### WRITTEN INSTRUCTION
Omit the pictures and output every entry below exactly as written.

***** INPUT MATERIAL

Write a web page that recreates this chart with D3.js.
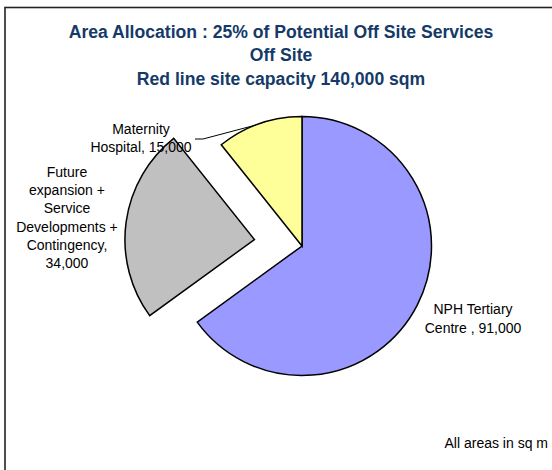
<!DOCTYPE html>
<html>
<head>
<meta charset="utf-8">
<script src="https://cdn.jsdelivr.net/npm/d3@7"></script>
<style>
  html, body { margin: 0; padding: 0; background: #fff; }
  svg { display: block; font-family: "Liberation Sans", Arial, sans-serif; }
</style>
</head>
<body>
<svg id="chart" width="552" height="470"></svg>
<script>
const titleLines = [
  "Area Allocation : 25% of Potential Off Site Services",
  "Off Site",
  "Red line site capacity 140,000 sqm"
];
const categories = [
  "NPH Tertiary Centre",
  "Future expansion + Service Developments + Contingency",
  "Maternity Hospital"
];
const values = [91000, 34000, 15000];
const labelLines = [
  ["NPH Tertiary", "Centre , 91,000"],
  ["Future", "expansion +", "Service", "Developments +", "Contingency,", "34,000"],
  ["Maternity", "Hospital, 15,000"]
];
const colors = ["#9999FF", "#C0C0C0", "#FFFF99"];
const explode = [0, 48, 0];
const footnote = "All areas in sq m";

const svg = d3.select("#chart");
const W = 552, H = 470;

// frame (only top & left visible)
svg.append("rect")
  .attr("x", 5).attr("y", 7.5).attr("width", 700).attr("height", 700)
  .attr("fill", "none").attr("stroke", "#222").attr("stroke-width", 1.6);

// title
const title = svg.append("text")
  .attr("text-anchor", "middle")
  .attr("font-weight", "bold")
  .attr("font-size", 17.6)
  .attr("fill", "#153A68");
titleLines.forEach((t, i) => {
  title.append("tspan").attr("x", 281).attr("y", 37.5 + i * 23.8).text(t);
});

// pie
const cx = 302, cy = 246, r = 129.5;
const pie = d3.pie().sort(null).value(d => d)(values);
const arc = d3.arc().innerRadius(0).outerRadius(r);
const g = svg.append("g").attr("transform", `translate(${cx},${cy})`);

g.selectAll("path.slice")
  .data(pie)
  .join("path")
  .attr("class", "slice")
  .attr("d", arc)
  .attr("fill", (d, i) => colors[i])
  .attr("stroke", "#000")
  .attr("stroke-width", 1.5)
  .attr("stroke-linejoin", "miter")
  .attr("transform", (d, i) => {
    const mid = (d.startAngle + d.endAngle) / 2;
    return `translate(${Math.sin(mid) * explode[i]},${-Math.cos(mid) * explode[i]})`;
  });

// labels
const labelPos = [
  { x: 473, y: 314, lh: 19 },
  { x: 67, y: 176.7, lh: 18.3 },
  { x: 141, y: 134, lh: 17.8 }
];
labelLines.forEach((lines, i) => {
  const t = svg.append("text")
    .attr("text-anchor", "middle")
    .attr("font-size", 14)
    .attr("fill", "#000");
  lines.forEach((l, j) => {
    t.append("tspan").attr("x", labelPos[i].x).attr("y", labelPos[i].y + j * labelPos[i].lh).text(l);
  });
});

// leader line for Maternity
{
  const d = pie[2];
  const ang = (d.startAngle + d.endAngle) / 2 - 0.03;
  const ex = cx + Math.sin(ang) * r, ey = cy - Math.cos(ang) * r;
  svg.append("path")
    .attr("d", d3.line()([[195, 139], [203, 139], [ex, ey]]))
    .attr("fill", "none").attr("stroke", "#000").attr("stroke-width", 1);
}

// footnote
svg.append("text")
  .attr("x", 548).attr("y", 448)
  .attr("text-anchor", "end")
  .attr("font-size", 14)
  .attr("fill", "#000")
  .text(footnote);
</script>
</body>
</html>
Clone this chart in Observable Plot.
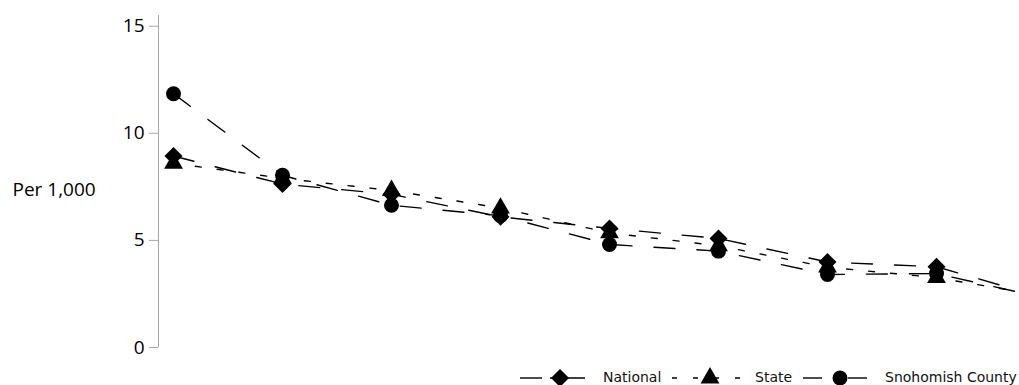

**********

### TASK RESPONSE
Write a web page that recreates this chart with D3.js.
<!DOCTYPE html>
<html>
<head>
<meta charset="utf-8">
<script src="https://cdn.jsdelivr.net/npm/d3@7"></script>
<style>
  html, body { margin: 0; padding: 0; background: #fff; }
  svg { display: block; font-family: "Liberation Sans", Arial, sans-serif; }
</style>
</head>
<body>
<svg id="chart" width="552" height="470"></svg>
<script>
const titleLines = [
  "Area Allocation : 25% of Potential Off Site Services",
  "Off Site",
  "Red line site capacity 140,000 sqm"
];
const categories = [
  "NPH Tertiary Centre",
  "Future expansion + Service Developments + Contingency",
  "Maternity Hospital"
];
const values = [91000, 34000, 15000];
const labelLines = [
  ["NPH Tertiary", "Centre , 91,000"],
  ["Future", "expansion +", "Service", "Developments +", "Contingency,", "34,000"],
  ["Maternity", "Hospital, 15,000"]
];
const colors = ["#9999FF", "#C0C0C0", "#FFFF99"];
const explode = [0, 48, 0];
const footnote = "All areas in sq m";

const svg = d3.select("#chart");
const W = 552, H = 470;

// frame (only top & left visible)
svg.append("rect")
  .attr("x", 5).attr("y", 7.5).attr("width", 700).attr("height", 700)
  .attr("fill", "none").attr("stroke", "#222").attr("stroke-width", 1.6);

// title
const title = svg.append("text")
  .attr("text-anchor", "middle")
  .attr("font-weight", "bold")
  .attr("font-size", 17.6)
  .attr("fill", "#153A68");
titleLines.forEach((t, i) => {
  title.append("tspan").attr("x", 281).attr("y", 37.5 + i * 23.8).text(t);
});

// pie
const cx = 302, cy = 246, r = 129.5;
const pie = d3.pie().sort(null).value(d => d)(values);
const arc = d3.arc().innerRadius(0).outerRadius(r);
const g = svg.append("g").attr("transform", `translate(${cx},${cy})`);

g.selectAll("path.slice")
  .data(pie)
  .join("path")
  .attr("class", "slice")
  .attr("d", arc)
  .attr("fill", (d, i) => colors[i])
  .attr("stroke", "#000")
  .attr("stroke-width", 1.5)
  .attr("stroke-linejoin", "miter")
  .attr("transform", (d, i) => {
    const mid = (d.startAngle + d.endAngle) / 2;
    return `translate(${Math.sin(mid) * explode[i]},${-Math.cos(mid) * explode[i]})`;
  });

// labels
const labelPos = [
  { x: 473, y: 314, lh: 19 },
  { x: 67, y: 176.7, lh: 18.3 },
  { x: 141, y: 134, lh: 17.8 }
];
labelLines.forEach((lines, i) => {
  const t = svg.append("text")
    .attr("text-anchor", "middle")
    .attr("font-size", 14)
    .attr("fill", "#000");
  lines.forEach((l, j) => {
    t.append("tspan").attr("x", labelPos[i].x).attr("y", labelPos[i].y + j * labelPos[i].lh).text(l);
  });
});

// leader line for Maternity
{
  const d = pie[2];
  const ang = (d.startAngle + d.endAngle) / 2 - 0.03;
  const ex = cx + Math.sin(ang) * r, ey = cy - Math.cos(ang) * r;
  svg.append("path")
    .attr("d", d3.line()([[195, 139], [203, 139], [ex, ey]]))
    .attr("fill", "none").attr("stroke", "#000").attr("stroke-width", 1);
}

// footnote
svg.append("text")
  .attr("x", 548).attr("y", 448)
  .attr("text-anchor", "end")
  .attr("font-size", 14)
  .attr("fill", "#000")
  .text(footnote);
</script>
</body>
</html>
Clone this chart in Observable Plot.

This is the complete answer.